Speaking in an interview with To Vima newspaper on Sunday, Baltakos was adamant that there is a kinship between ND and Golden Dawn voters. He said his party should continue to court GD supporters.

“The leaderships of the [right-wing] parties cannot merge. That is evident. But the voters can. That too is evident,” said Baltakos.

Banality of evil

With Golden Dawn polling just under the 10 percent threshold, pundits are still debating how much of their support comes from protest votes and whether there are still misguided voters out there who have little stomach for neo-Nazi ideology.

“With 66 party members facing charges and 29 – including six deputies – sitting in jail pending trial, it would be rather naive to speak of misguided voters,” says Rori. But classifying all of these voters as neo-Nazis is a different matter altogether, she adds.

“Some of them do not think that the criminal charges against Golden Dawn hold any water; others do, but don't really mind. Some condone violence or may even be attracted to it, because they are charmed by the display of power, the imposition of order or revenge.”

More disturbingly, there are those she classifies as free riders: “people who like violence without personal cost since they do not exercise violence, nor suffer from it.”

Vasilis Lyritsis, managing director at the refugee reception center run by the Hellenic Red Cross in Lavrio, on the eastern coast of Attica, also disputes the concept of the ignorant voter.

“I do not believe any Golden Dawn voters were 'misled,' as it were, or that they did not know what they were voting for,” he says.

Lyritsis, who ran as a regional candidate on a center-left ticket backed by the small Democratic Left (DIMAR) party, believes the mainstream parties must stand against Golden Dawn using clear political discourse on everything from human rights to the protection of minorities and other vulnerable groups.

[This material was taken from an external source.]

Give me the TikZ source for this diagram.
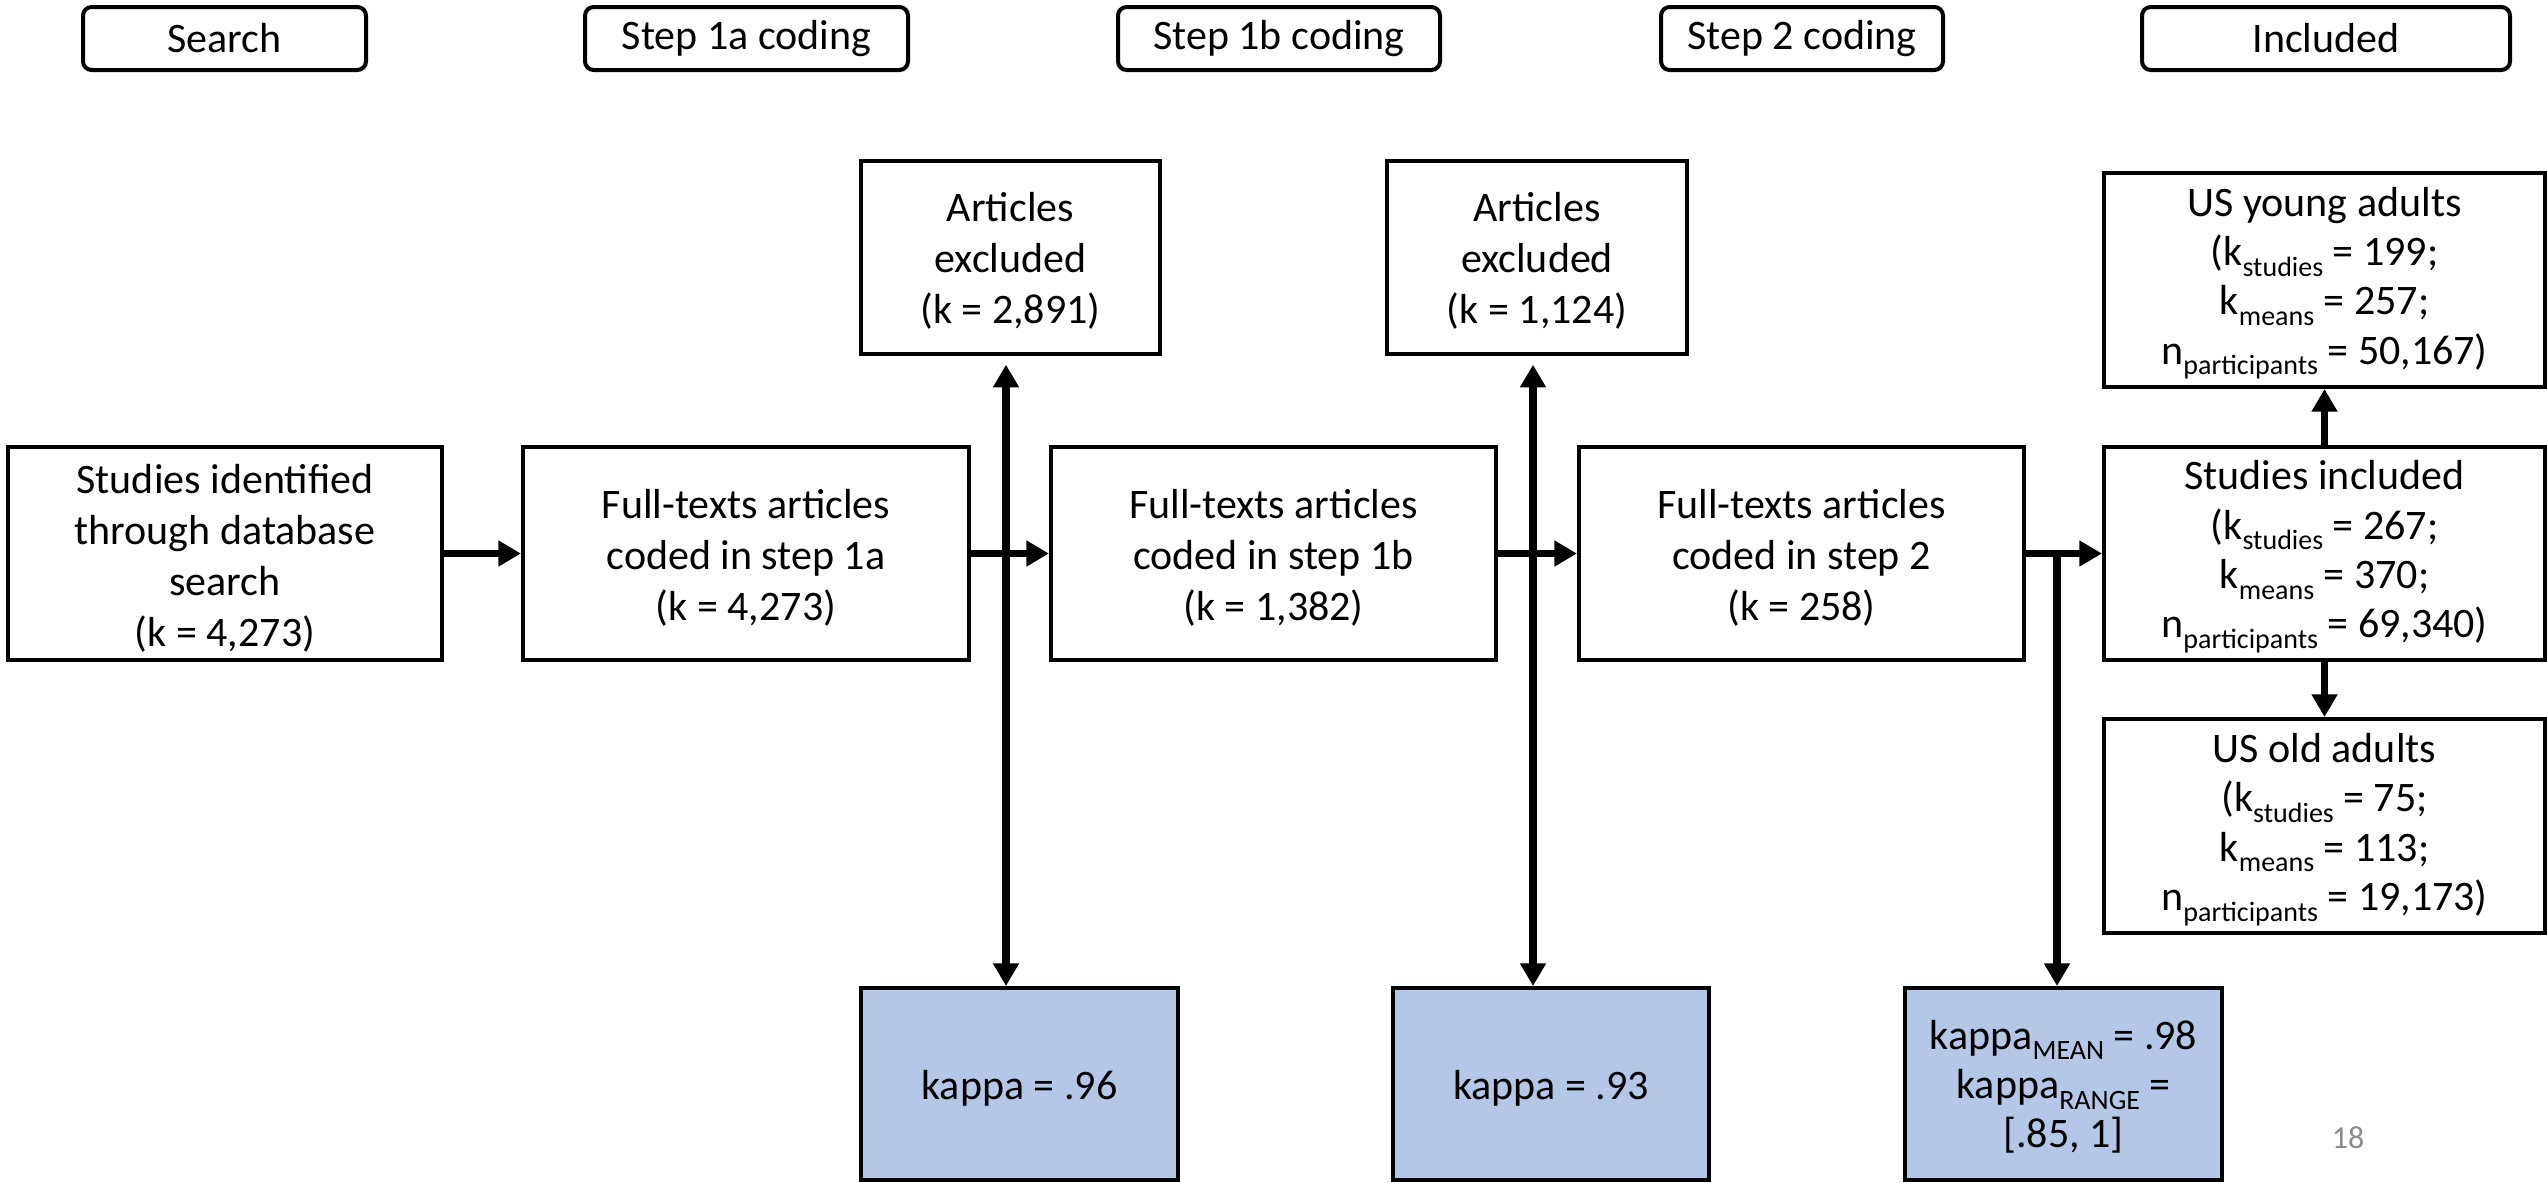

“Politicians should not make any ideological concessions in the hope of stealing voters away from the neo-Nazis. The European elections demonstrated clearly that this does not work,” Lyritsis says.

A stumbling block in that direction is that political polarization regarding Greece's bailout agreements with foreign lenders has prevented mainstream parties from forging a unified response. At the same time, experts say, the political class must work to rebuild the institutions of the state, because Golden Dawn has shown its adeptness at squeezing through the cracks and infiltrating basic functions of government.

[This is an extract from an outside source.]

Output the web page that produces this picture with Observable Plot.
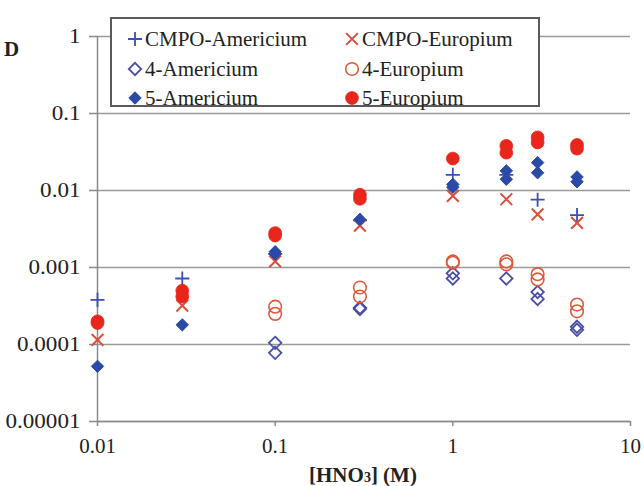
<!DOCTYPE html>
<html><head><meta charset="utf-8">
<script src="https://cdn.jsdelivr.net/npm/d3@7"></script>
<script src="https://cdn.jsdelivr.net/npm/@observablehq/plot@0.6"></script>
<style>
html,body{margin:0;padding:0;background:#fff;}
#wrap{position:relative;width:644px;height:486px;overflow:hidden;font-family:"Liberation Serif","Times New Roman",serif;color:#222;}
#legend{position:absolute;left:110px;top:17px;width:430px;height:90px;box-sizing:border-box;border:2px solid #5a5a5a;background:#fff;}
.item{position:absolute;height:26px;display:flex;align-items:center;font-size:21px;white-space:nowrap;}
.item svg{display:block;margin-right:1px;}
#ylab{position:absolute;left:4px;top:37px;font-weight:bold;font-size:21px;}
#xlab{position:absolute;left:263px;width:200px;top:462px;text-align:center;font-weight:bold;font-size:21px;line-height:26px;}
#xlab span{font-size:14px;}
</style></head>
<body><div id="wrap"><div id="chart"></div><div id="legend"></div><div id="ylab">D</div><div id="xlab">[HNO<span>3</span>] (M)</div></div>
<script>
// ---- data ----
const xTicks = [0.01, 0.1, 1, 10];
const xTickLabels = ["0.01", "0.1", "1", "10"];
const yTicks = [1, 0.1, 0.01, 0.001, 0.0001, 0.00001];
const yTickLabels = ["1", "0.1", "0.01", "0.001", "0.0001", "0.00001"];

const seriesNames = ["CMPO-Americium", "CMPO-Europium", "4-Americium", "4-Europium", "5-Americium", "5-Europium"];

const cmpoAmX = [0.01, 0.03, 0.1, 0.3, 1, 2, 3, 5];
const cmpoAmD = [0.00038, 0.00072, 0.0015, 0.0041, 0.016, 0.016, 0.0076, 0.0048];

const cmpoEuX = [0.01, 0.03, 0.1, 0.3, 1, 2, 3, 5];
const cmpoEuD = [0.000115, 0.00032, 0.0012, 0.0035, 0.0085, 0.0077, 0.0049, 0.0038];

const am4X = [0.1, 0.1, 0.3, 0.3, 1, 1, 2, 3, 3, 5, 5];
const am4D = [0.000105, 0.000078, 0.00030, 0.00029, 0.00084, 0.00072, 0.00072, 0.00048, 0.00039, 0.00017, 0.000155];

const eu4X = [0.1, 0.1, 0.3, 0.3, 1, 1, 2, 2, 3, 3, 5, 5];
const eu4D = [0.00031, 0.00025, 0.00055, 0.00042, 0.0012, 0.00115, 0.0012, 0.0011, 0.00082, 0.00070, 0.00033, 0.00027];

const am5X = [0.01, 0.03, 0.1, 0.1, 0.3, 1, 1, 2, 2, 3, 3, 5, 5];
const am5D = [0.000052, 0.00018, 0.0016, 0.0015, 0.0042, 0.012, 0.011, 0.018, 0.014, 0.023, 0.017, 0.015, 0.013];

const eu5X = [0.01, 0.01, 0.03, 0.03, 0.1, 0.1, 0.3, 0.3, 1, 2, 2, 3, 3, 5, 5];
const eu5D = [0.0002, 0.00019, 0.0005, 0.00042, 0.0028, 0.0026, 0.0088, 0.0078, 0.026, 0.038, 0.031, 0.049, 0.042, 0.039, 0.035];

// ---- styles ----
const styles = [
  {x: cmpoAmX, y: cmpoAmD, symbol: "plus", r: 4.6, fill: "none", stroke: "#3c4fb4", sw: 1.8},
  {x: cmpoEuX, y: cmpoEuD, symbol: "times", r: 5.4, fill: "none", stroke: "#d8503c", sw: 2},
  {x: am4X, y: am4D, symbol: "diamond2", r: 5.6, fill: "none", stroke: "#4a4fa5", sw: 1.8},
  {x: eu4X, y: eu4D, symbol: "circle", r: 6.3, fill: "none", stroke: "#dd5a3a", sw: 1.6},
  {x: am5X, y: am5D, symbol: "diamond2", r: 5.6, fill: "#2a4aa8", stroke: "#2a4aa8", sw: 1},
  {x: eu5X, y: eu5D, symbol: "circle", r: 6.4, fill: "#e8261c", stroke: "#e8261c", sw: 0.8}
];

const dotMarks = styles.map(s => Plot.dot(s.x.map((v, i) => ({x: v, y: s.y[i]})), {
  x: "x", y: "y", symbol: () => s.symbol, r: s.r, fill: s.fill, stroke: s.stroke, strokeWidth: s.sw
}));

const chart = Plot.plot({
  width: 644, height: 486,
  marginLeft: 97, marginRight: 14, marginTop: 36, marginBottom: 65,
  style: {fontFamily: "'Liberation Serif','Times New Roman',serif", fontSize: "21px", color: "#222", background: "white"},
  x: {type: "log", domain: [0.01, 10]},
  y: {type: "log", domain: [0.00001, 1]},
  marks: [
    Plot.gridY(yTicks, {stroke: "#9a9a9a", strokeOpacity: 1, strokeWidth: 1.5}),
    Plot.ruleX([0.01], {stroke: "#8a8a8a", strokeWidth: 1.5}),
    Plot.ruleY([0.00001], {stroke: "#8a8a8a", strokeWidth: 1.5}),
    Plot.axisY({ticks: yTicks, tickFormat: d => yTickLabels[yTicks.indexOf(d)], tickSize: 8, tickPadding: 9, label: null, stroke: "#8a8a8a", strokeWidth: 1.5, fill: "#222"}),
    Plot.axisX({ticks: xTicks, tickFormat: d => xTickLabels[xTicks.indexOf(d)], tickSize: 5, tickPadding: 12, label: null, stroke: "#8a8a8a", strokeWidth: 1.5, fill: "#222"}),
    ...dotMarks
  ]
});
document.getElementById("chart").appendChild(chart);
// slightly wider y tick labels, as in the reference
chart.querySelectorAll('g[aria-label="y-axis tick label"] text').forEach(t => {
  const tr = t.getAttribute("transform") || "";
  t.setAttribute("transform", tr + " scale(1.1,1)");
});

// ---- legend ----
const legend = document.getElementById("legend");
const symMap = {plus: d3.symbolPlus, times: d3.symbolTimes, diamond2: d3.symbolDiamond2, circle: d3.symbolCircle};
const colX = [14, 231];
const rowY = [7, 37, 66];
seriesNames.forEach((name, i) => {
  const s = styles[i];
  const div = document.createElement("div");
  div.className = "item";
  div.style.left = colX[i % 2] + "px";
  div.style.top = rowY[Math.floor(i / 2)] + "px";
  const size = Math.PI * s.r * s.r;
  const path = d3.symbol(symMap[s.symbol], size)();
  div.innerHTML = `<svg width="18" height="18" viewBox="-9 -9 18 18"><path d="${path}" fill="${s.fill}" stroke="${s.stroke}" stroke-width="${s.sw}"/></svg><span>${name}</span>`;
  legend.appendChild(div);
});
</script>
</body></html>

“Golden Dawn exploited the absence of institutions like the police, welfare and justice against the more vulnerable groups of the population in order to weave its web,” says Lyritsis, who deems the party should have been outlawed because it is a threat to democracy.

However, analysts agree that the safest way to curb the influence of extremist ideas in the long run is to educate the voters of tomorrow. Lyritsis maintains the country needs to move beyond a nation-centric education.

“Portraying the 'other' as an enemy who is nearly by default blamed for all the nation's woes has caused a great deal of navel gazing and an overblown national ego created around the idea of a chosen people,” says Lyritsis, who is also a trained historian.

“Greek schools must not operate like ivory towers. They must open up to multiculturalism and difference. They ought to promote the country's contemporary history instead of finding comfort with the cozy identification of pupils with Greece's ancient and Byzantine legacy, which may look safe but is dangerous in the long term,” Lyritsis says. “What we now get is a form of intellectual fascism.”

And while extremist ideas continue to gain traction and voters, Greece’s two traditional political parties, wedded in an uneasy coalition government, are shedding voters apace. The question is, who will replace them if they perish?